▶ _TASK STATEMENT_:
Scan the entries for the string "page" and give the number of lines that have it, nothing further.

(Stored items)
== == ==

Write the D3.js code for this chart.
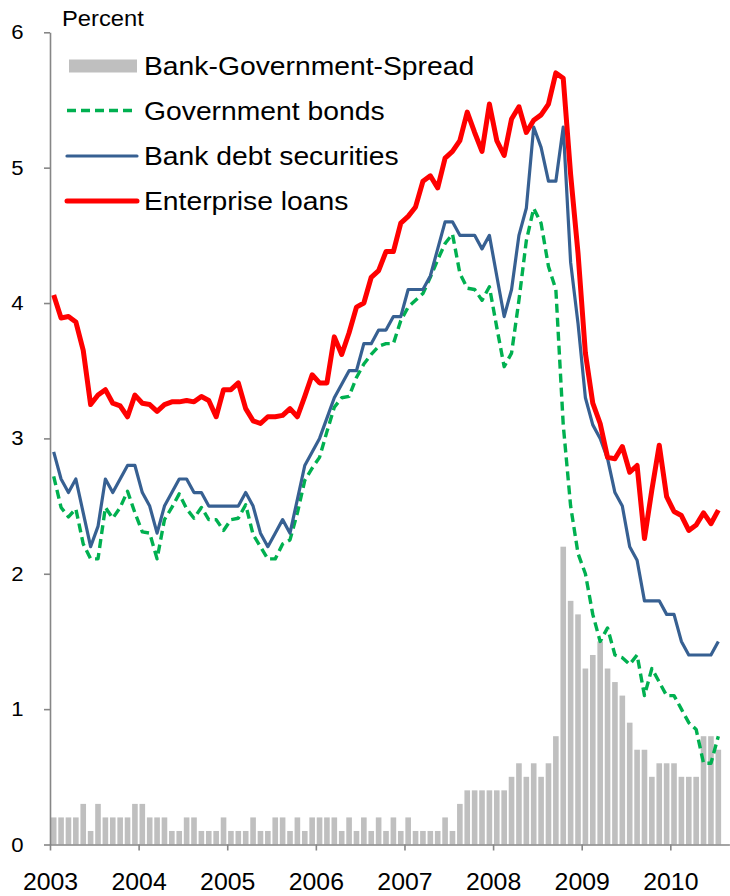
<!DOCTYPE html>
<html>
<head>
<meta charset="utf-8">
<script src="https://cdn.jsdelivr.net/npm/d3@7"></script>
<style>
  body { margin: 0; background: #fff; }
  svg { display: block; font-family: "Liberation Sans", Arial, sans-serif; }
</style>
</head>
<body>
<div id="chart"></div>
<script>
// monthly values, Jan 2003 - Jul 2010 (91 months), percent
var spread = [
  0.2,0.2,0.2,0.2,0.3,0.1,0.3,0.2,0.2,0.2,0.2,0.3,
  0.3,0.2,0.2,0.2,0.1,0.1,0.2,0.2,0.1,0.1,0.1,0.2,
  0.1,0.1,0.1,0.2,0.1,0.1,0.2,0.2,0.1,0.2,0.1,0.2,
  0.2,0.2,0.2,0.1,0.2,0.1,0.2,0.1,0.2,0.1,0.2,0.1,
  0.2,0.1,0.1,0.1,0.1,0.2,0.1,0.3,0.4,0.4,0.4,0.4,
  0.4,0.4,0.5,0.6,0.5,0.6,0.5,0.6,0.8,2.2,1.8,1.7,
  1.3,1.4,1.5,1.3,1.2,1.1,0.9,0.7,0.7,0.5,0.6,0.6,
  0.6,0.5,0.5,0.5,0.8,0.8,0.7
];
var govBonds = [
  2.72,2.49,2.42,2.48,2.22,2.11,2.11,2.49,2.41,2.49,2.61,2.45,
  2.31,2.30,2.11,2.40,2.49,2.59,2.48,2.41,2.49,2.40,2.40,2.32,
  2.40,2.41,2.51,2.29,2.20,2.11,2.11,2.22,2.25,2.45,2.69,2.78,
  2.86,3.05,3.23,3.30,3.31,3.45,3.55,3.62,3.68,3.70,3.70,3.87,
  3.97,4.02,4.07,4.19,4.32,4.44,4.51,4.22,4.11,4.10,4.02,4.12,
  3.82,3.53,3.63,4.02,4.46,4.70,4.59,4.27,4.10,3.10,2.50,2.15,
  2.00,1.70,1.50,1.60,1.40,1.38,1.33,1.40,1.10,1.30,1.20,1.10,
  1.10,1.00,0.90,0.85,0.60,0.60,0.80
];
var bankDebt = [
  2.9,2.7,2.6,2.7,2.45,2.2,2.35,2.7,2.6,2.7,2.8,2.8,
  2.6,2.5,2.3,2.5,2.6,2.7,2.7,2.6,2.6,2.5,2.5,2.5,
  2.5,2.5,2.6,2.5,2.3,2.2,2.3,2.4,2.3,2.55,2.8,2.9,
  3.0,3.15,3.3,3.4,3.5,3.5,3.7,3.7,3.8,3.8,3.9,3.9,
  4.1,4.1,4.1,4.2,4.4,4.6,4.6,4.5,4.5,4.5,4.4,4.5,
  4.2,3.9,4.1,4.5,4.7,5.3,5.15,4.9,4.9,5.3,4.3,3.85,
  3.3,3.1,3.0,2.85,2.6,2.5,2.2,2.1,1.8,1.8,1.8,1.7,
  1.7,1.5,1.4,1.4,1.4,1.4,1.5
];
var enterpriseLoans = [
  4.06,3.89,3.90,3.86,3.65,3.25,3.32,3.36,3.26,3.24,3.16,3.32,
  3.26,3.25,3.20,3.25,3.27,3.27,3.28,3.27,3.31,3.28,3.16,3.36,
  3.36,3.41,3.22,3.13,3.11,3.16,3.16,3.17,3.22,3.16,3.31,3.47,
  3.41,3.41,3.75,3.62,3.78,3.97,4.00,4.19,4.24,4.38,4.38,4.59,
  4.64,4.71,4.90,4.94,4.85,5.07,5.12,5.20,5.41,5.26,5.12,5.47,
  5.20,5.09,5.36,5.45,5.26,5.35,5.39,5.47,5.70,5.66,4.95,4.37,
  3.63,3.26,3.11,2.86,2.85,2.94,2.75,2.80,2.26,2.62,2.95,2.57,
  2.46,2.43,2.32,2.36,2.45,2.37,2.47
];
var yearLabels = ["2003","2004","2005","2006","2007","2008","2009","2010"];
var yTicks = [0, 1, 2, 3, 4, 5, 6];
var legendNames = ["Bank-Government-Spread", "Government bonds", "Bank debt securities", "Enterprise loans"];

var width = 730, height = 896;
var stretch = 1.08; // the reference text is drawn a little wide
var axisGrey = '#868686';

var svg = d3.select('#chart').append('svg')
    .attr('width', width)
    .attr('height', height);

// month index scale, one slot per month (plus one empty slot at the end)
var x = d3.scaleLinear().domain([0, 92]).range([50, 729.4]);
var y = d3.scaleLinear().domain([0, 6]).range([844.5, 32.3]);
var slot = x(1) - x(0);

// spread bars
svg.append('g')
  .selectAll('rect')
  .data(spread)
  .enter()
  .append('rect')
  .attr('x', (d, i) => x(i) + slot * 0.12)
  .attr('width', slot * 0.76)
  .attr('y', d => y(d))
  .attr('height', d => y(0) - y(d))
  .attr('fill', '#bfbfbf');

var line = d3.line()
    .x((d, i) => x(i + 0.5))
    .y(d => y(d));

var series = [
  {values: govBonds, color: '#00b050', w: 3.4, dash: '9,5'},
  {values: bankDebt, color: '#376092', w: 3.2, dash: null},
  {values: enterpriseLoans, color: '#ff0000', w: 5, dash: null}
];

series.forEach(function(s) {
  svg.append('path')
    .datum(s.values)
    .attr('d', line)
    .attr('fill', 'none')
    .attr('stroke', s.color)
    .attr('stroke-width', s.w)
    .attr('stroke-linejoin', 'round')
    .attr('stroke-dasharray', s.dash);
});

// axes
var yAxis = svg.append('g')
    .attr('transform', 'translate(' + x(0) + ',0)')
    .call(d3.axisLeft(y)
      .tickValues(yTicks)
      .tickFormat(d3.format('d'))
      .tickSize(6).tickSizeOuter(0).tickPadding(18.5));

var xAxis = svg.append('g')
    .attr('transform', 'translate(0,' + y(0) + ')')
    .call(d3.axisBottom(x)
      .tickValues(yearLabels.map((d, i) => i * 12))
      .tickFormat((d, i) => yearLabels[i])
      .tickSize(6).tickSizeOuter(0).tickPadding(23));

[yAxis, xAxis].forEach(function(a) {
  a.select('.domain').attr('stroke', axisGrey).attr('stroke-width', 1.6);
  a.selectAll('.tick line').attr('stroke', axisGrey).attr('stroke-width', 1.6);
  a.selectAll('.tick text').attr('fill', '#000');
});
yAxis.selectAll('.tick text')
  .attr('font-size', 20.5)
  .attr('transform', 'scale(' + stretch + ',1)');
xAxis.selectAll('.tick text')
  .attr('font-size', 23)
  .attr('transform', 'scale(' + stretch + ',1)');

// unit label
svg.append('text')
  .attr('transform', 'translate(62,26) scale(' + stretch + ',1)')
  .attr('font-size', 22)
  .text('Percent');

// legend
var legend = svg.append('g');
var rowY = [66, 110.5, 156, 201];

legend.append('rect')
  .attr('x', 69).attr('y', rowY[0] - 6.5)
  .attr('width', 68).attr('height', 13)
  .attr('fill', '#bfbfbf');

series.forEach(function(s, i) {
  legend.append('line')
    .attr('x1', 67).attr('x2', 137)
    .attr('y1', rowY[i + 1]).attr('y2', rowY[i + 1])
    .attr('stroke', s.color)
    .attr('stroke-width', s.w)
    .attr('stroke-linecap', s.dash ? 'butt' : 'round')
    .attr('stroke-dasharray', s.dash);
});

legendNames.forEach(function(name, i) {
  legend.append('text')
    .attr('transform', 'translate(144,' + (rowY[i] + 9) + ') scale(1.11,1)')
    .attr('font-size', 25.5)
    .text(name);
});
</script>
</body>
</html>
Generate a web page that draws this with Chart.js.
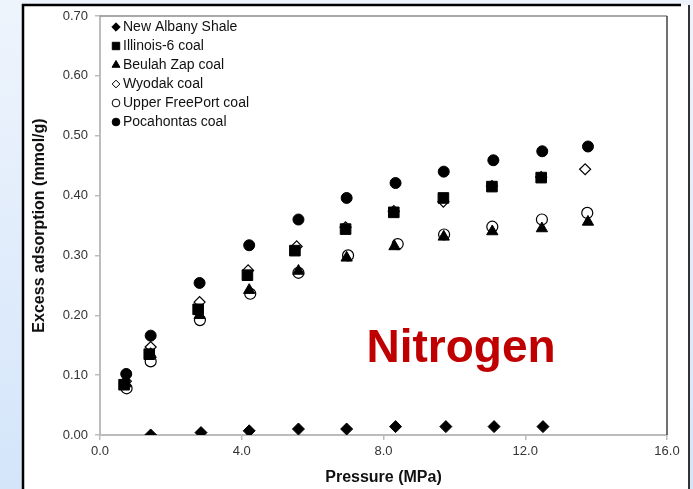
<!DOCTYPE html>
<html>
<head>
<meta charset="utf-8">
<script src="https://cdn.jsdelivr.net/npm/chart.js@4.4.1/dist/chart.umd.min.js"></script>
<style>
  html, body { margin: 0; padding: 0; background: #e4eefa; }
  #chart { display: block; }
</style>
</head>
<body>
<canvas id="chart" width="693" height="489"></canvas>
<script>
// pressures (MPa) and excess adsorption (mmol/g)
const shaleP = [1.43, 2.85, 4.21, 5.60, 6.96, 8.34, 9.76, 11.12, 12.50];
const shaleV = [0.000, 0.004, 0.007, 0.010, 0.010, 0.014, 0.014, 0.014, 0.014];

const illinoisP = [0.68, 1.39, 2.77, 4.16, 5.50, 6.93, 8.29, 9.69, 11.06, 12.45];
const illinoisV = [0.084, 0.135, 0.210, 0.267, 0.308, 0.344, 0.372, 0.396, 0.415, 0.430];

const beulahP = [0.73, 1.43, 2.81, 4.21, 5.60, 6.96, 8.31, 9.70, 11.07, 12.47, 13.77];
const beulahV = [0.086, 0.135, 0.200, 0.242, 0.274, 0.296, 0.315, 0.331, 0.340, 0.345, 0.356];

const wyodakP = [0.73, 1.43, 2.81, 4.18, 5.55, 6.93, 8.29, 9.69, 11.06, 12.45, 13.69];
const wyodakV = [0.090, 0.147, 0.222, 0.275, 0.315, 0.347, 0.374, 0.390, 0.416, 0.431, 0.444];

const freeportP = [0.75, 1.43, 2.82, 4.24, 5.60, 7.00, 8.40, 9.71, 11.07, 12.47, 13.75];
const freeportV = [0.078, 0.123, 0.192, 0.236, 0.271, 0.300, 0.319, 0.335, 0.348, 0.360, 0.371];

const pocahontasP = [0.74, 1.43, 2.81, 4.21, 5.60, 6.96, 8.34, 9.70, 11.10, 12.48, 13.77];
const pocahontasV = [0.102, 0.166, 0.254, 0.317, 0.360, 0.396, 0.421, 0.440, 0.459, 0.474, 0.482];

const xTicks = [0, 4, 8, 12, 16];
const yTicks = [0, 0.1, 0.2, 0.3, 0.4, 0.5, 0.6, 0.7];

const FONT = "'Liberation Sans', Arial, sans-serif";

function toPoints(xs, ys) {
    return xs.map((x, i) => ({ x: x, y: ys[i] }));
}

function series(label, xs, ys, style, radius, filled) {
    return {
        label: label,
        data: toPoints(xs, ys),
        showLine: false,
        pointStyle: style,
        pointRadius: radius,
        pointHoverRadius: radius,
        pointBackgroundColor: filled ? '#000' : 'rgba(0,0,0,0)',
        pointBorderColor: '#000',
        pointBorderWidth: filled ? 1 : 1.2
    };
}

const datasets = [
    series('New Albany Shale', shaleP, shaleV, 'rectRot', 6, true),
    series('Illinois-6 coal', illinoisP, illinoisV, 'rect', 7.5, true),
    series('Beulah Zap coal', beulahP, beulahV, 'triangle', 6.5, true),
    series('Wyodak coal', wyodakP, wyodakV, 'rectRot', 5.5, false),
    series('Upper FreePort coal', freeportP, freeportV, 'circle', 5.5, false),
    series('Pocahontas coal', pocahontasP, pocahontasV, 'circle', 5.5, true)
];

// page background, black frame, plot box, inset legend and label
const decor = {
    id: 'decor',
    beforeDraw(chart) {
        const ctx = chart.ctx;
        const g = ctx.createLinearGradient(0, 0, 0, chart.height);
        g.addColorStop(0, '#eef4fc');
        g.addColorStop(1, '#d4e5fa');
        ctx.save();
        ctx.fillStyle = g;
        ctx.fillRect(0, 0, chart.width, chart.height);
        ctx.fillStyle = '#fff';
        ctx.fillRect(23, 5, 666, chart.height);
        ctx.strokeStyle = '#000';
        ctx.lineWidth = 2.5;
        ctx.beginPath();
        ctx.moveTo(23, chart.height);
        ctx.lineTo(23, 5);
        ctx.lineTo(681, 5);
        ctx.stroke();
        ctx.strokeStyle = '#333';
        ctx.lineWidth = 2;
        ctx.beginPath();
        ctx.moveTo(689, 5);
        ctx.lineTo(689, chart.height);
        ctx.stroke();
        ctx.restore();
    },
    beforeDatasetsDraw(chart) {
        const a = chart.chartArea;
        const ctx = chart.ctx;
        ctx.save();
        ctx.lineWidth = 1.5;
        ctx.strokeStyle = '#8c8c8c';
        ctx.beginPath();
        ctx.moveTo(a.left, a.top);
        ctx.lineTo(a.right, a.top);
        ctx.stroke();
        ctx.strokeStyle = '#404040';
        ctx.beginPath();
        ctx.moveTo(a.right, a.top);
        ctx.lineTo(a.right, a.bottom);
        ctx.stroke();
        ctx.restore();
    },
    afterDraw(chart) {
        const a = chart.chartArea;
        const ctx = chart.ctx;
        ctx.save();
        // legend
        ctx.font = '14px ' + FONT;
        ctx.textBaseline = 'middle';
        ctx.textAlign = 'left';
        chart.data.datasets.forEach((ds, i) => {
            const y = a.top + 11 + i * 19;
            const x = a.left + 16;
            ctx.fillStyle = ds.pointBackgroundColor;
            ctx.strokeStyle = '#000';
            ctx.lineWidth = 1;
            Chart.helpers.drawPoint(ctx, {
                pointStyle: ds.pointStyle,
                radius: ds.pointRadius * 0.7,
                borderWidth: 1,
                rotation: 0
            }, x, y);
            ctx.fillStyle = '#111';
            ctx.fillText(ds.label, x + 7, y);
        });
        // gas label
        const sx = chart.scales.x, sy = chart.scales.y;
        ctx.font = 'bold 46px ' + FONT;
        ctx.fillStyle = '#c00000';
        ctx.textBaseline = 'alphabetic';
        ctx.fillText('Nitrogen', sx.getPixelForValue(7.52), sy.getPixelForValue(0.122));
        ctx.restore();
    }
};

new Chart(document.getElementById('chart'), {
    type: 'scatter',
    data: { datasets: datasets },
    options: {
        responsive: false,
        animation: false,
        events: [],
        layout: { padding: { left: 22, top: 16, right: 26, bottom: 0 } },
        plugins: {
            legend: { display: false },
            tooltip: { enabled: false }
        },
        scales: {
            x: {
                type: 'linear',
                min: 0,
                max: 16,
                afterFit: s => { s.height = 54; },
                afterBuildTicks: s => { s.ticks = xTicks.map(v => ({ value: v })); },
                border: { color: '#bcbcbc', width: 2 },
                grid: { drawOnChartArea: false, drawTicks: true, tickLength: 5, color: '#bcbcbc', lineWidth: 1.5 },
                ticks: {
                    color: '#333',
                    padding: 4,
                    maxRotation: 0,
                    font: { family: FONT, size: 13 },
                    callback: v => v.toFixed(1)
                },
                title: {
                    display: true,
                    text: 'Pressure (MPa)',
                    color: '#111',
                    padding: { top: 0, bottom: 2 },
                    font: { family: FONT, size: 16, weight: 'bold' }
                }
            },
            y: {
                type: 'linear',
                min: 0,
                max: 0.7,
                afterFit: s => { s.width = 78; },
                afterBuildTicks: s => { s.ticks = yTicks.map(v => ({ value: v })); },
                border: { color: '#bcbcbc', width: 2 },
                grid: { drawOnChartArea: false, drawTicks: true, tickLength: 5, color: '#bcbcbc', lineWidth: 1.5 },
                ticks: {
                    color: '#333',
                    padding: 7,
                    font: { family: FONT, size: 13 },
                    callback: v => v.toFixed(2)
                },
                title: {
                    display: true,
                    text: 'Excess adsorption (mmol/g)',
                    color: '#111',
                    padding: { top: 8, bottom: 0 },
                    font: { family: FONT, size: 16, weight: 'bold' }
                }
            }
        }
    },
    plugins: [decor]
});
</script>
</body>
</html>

== == ==

▶ _WRITTEN SOLUTION_:
2